También signó que la verdadera tarea de los críticos es la de estimular todo lo posible a los jóvenes para que emprendan nuevos caminos. Dice, maestro: “Todos los escritores, desde Víctor Hugo hasta Zola, han reclamado su concepto personal de arte. El talento procede de la originalidad, una manera especial de pensar, de ver, de comprender y de juzgar. Un crítico cabal debería ser tan sólo un analista exento de tendencias, de preferencias, pasiones, etcétera. Debe apreciar el valor artístico del objeto de arte que tiene en sus manos. Pero la verdad es que los críticos son lectores que nos censuran casi siempre erróneamente o nos elogian sin reserva ni tino”. Creo que usted desconfiaba mucho de los lectores y pareciera que desde hace tanto, desde siempre, el lector, como bien dice, “pide al escritor que responda a su gusto predominante y califica invariablemente como bien escrita la obra, o el párrafo que agrada a su imaginación idealista, alegre, picaresca, triste. En suma, el público está compuesto por grupos que nos dicen: Consoladme, Divertirme”. Me horroriza pensar que si a usted ya le preocupaban estos hechos y, como es obvio, aún no se resuelven ni creo que se resuelvan, yo debo darle cuenta de algo feo, los críticos literarios siguen haciendo lo mismo que en su época, maestro, son más que un lector, pero censuran erróneamente y elogian sin reserva.
Yo trato de hablar de algo bello, maestro, de algo que tenga que ver con mi temperamento, con mi carácter, pero sólo pienso en todos los anuncios editoriales, en los que se pide algo más o menos así: “Lo nuevo ya se escribió un millón de veces; a pesar de eso, será preciso repetirlo siempre y vender más, más, más, más”. Y yo quiero vivir de este negocio, de contar historias. ¿Qué hago?
Me molestan, por sinceras, sus palabras, maestro. Me dice que los hombres ingeniosos no sufren estas angustias y estos tormentos del arte, pues poseen una fuerza irresistiblemente creadora. ¿Quiénes son esos hombres, los que no tienen lectores, los que narran cuentos de hadas a las sombras del terror? ¿Los que no comen porque no tiene casa ni empleo? ¿Los escritores muertos? El otro tipo de hombres, a los que tal vez pertenezco, son los tenaces y los conscientes, como usted dice, quienes luchan contra el increíble desaliento mediante la continuidad del esfuerzo.

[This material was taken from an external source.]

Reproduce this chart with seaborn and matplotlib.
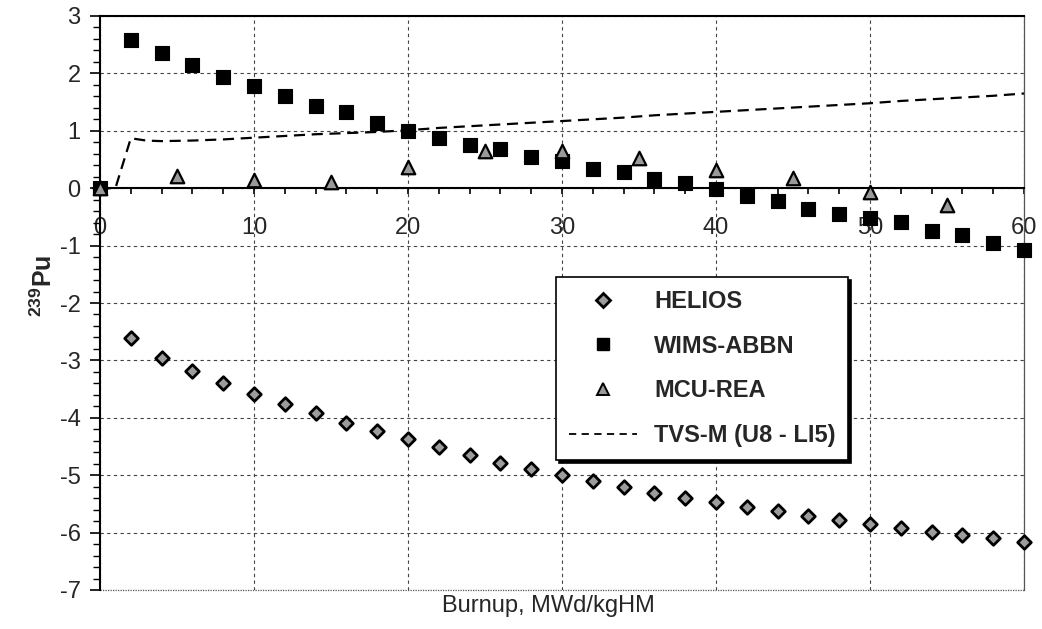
import matplotlib
matplotlib.use("Agg")
import matplotlib.pyplot as plt
import seaborn as sns
from matplotlib.lines import Line2D
from matplotlib.ticker import MultipleLocator

# Burnup grid (MWd/kgHM) shared by the HELIOS and WIMS-ABBN series
burnup = [0, 2, 4, 6, 8, 10, 12, 14, 16, 18, 20, 22, 24, 26, 28, 30,
          32, 34, 36, 38, 40, 42, 44, 46, 48, 50, 52, 54, 56, 58, 60]

helios = [0.0, -2.61, -2.96, -3.19, -3.40, -3.58, -3.76, -3.92, -4.09, -4.23,
          -4.37, -4.51, -4.65, -4.78, -4.89, -5.00, -5.10, -5.21, -5.31, -5.40,
          -5.47, -5.56, -5.63, -5.71, -5.78, -5.85, -5.92, -5.99, -6.04, -6.10,
          -6.17]

wims = [0.0, 2.58, 2.35, 2.14, 1.94, 1.78, 1.60, 1.44, 1.33, 1.14,
        1.00, 0.88, 0.75, 0.68, 0.55, 0.47, 0.34, 0.29, 0.16, 0.09,
        -0.02, -0.13, -0.22, -0.36, -0.45, -0.52, -0.59, -0.74, -0.81, -0.95,
        -1.08]

# MCU-REA reference points
mcu_burnup = [0, 5, 10, 15, 20, 25, 30, 35, 40, 45, 50, 55]
mcu = [0.0, 0.21, 0.15, 0.10, 0.37, 0.65, 0.64, 0.52, 0.32, 0.17, -0.06, -0.30]

# TVS-M (U8 - LI5) curve
tvs_burnup = [0, 1, 2, 3, 4, 6, 8, 10, 12, 14, 16, 18, 20, 22, 24, 26, 28, 30,
              32, 34, 36, 38, 40, 42, 44, 46, 48, 50, 52, 54, 56, 58, 60]
tvs = [0.0, 0.0, 0.87, 0.83, 0.82, 0.83, 0.85, 0.88, 0.91, 0.94, 0.96, 0.98,
       1.01, 1.05, 1.08, 1.11, 1.14, 1.17, 1.20, 1.23, 1.27, 1.30, 1.33, 1.36,
       1.39, 1.42, 1.45, 1.48, 1.52, 1.55, 1.58, 1.61, 1.65]

labels = ["HELIOS", "WIMS-ABBN", "MCU-REA", "TVS-M (U8 - LI5)"]
x_label = "Burnup, MWd/kgHM"
y_label = r"$\mathbf{^{239}Pu}$"

sns.set_theme(style="white")
plt.rcParams["font.family"] = ["Liberation Sans", "DejaVu Sans"]
plt.rcParams["mathtext.fontset"] = "custom"
plt.rcParams["mathtext.bf"] = "Liberation Sans:bold"
plt.rcParams["mathtext.rm"] = "Liberation Sans"
plt.rcParams["axes.unicode_minus"] = False

fig = plt.figure(figsize=(10.42, 6.29), dpi=100)
ax = fig.add_axes([100 / 1042, 1 - 590 / 629, 924 / 1042, 574 / 629])

ax.set_xlim(0, 60)
ax.set_ylim(-7, 3)

diamond_kw = dict(marker="D", s=48, color="#9c9c9c", edgecolor="black", linewidth=2.0)
square_kw = dict(marker="s", s=95, color="black", edgecolor="black", linewidth=0.8)
triangle_kw = dict(marker="^", s=95, color="#9a9a9a", edgecolor="black", linewidth=1.6)
dash_style = (0, (5, 3))

sns.lineplot(x=tvs_burnup, y=tvs, color="black", linewidth=1.6,
             linestyle=dash_style, ax=ax, zorder=3)
sns.scatterplot(x=burnup, y=helios, ax=ax, zorder=4, clip_on=False,
                legend=False, **diamond_kw)
sns.scatterplot(x=mcu_burnup, y=mcu, ax=ax, zorder=5, clip_on=False,
                legend=False, **triangle_kw)
sns.scatterplot(x=burnup, y=wims, ax=ax, zorder=4, clip_on=False,
                legend=False, **square_kw)

# Ticks and grid
ax.xaxis.set_major_locator(MultipleLocator(10))
ax.xaxis.set_minor_locator(MultipleLocator(2))
ax.yaxis.set_major_locator(MultipleLocator(1))
ax.yaxis.set_minor_locator(MultipleLocator(0.2))
ax.grid(True, which="major", color="#444444", linestyle=(0, (3, 3)), linewidth=0.8)
ax.set_axisbelow(True)

ax.tick_params(axis="x", which="both", direction="out", bottom=True,
               length=4, width=1.2, color="black", labelsize=17, pad=17)
ax.tick_params(axis="y", which="major", direction="out", left=True,
               length=7, width=1.2, color="black", labelsize=17, pad=7)
ax.tick_params(axis="y", which="minor", direction="out", left=True,
               length=5, width=1.0, color="black")

# Frame: x axis runs along zero, outer box drawn light
ax.spines["bottom"].set_position(("data", 0))
ax.spines["bottom"].set_color("black")
ax.spines["bottom"].set_linewidth(1.5)
ax.spines["bottom"].set_zorder(3)
ax.spines["left"].set_color("black")
ax.spines["left"].set_linewidth(1.5)
ax.spines["top"].set_color("black")
ax.spines["top"].set_linewidth(1.5)
ax.spines["right"].set_color("#555555")
ax.spines["right"].set_linewidth(0.9)
ax.spines["right"].set_linestyle((0, (1, 1)))
ax.axhline(ax.get_ylim()[0], color="#555555", linewidth=0.9,
           linestyle=(0, (1, 1)), clip_on=False)

ax.set_xlabel(x_label, fontsize=17)
ax.xaxis.set_label_coords(0.485, -0.008)
ax.set_ylabel(y_label, fontsize=18)
ax.yaxis.set_label_coords(-0.046, 0.53)

handles = [
    Line2D([], [], linestyle="none", marker="D", markersize=7,
           markerfacecolor="#9c9c9c", markeredgecolor="black", markeredgewidth=2.0),
    Line2D([], [], linestyle="none", marker="s", markersize=8,
           markerfacecolor="black", markeredgecolor="black"),
    Line2D([], [], linestyle="none", marker="^", markersize=8,
           markerfacecolor="#9a9a9a", markeredgecolor="black", markeredgewidth=1.4),
    Line2D([], [], color="black", linewidth=1.3, linestyle=(0, (4, 3))),
]
leg = ax.legend(handles, labels, loc="upper left",
                bbox_to_anchor=(0.4935, 0.5453), borderaxespad=0,
                frameon=True, fancybox=False,
                shadow={"color": "black", "alpha": 1.0},
                prop={"weight": "bold", "size": 17},
                handlelength=2.9, handletextpad=0.7, labelspacing=0.92,
                borderpad=0.55)
leg.get_frame().set_edgecolor("black")
leg.get_frame().set_linewidth(1.2)
leg.set_zorder(10)

fig.savefig("out.png", dpi=100, facecolor="white")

Me temo que seguiré su consejo, a su vez robado de Flaubert, maestro, pues sé que puede haber un poco de inteligencia en los textos que trabajo, pero eso no basta, se requiere mucho talento y el talento, ya lo dijo el vizconde de Chateaubriand, es una larga paciencia. Leí su novela, le decía, y pensé que el autor básicamente tiene una tarea, la de contribuir al esclarecimiento de un enigma, el de la vida misma. Pero vine a visitarlo a este corral de muertos, que conocen en París como Montparnasse, por algo más simple, algo muy claro, el escritor no es un artista, maestro. El escritor trabaja con un medio tradicional, con el alma humana, tiene un oficio que carcome el tiempo y que se renueva con el tiempo, el oficio es una paradoja, pero se reduce a contar historias que parecen nuevas, aunque obviamente eso no sea posible. Sé que puede ser muy imprudente de mi parte, pero me gustaría que autografiara mi ejemplar. Aquí tiene. Sí, para Federico.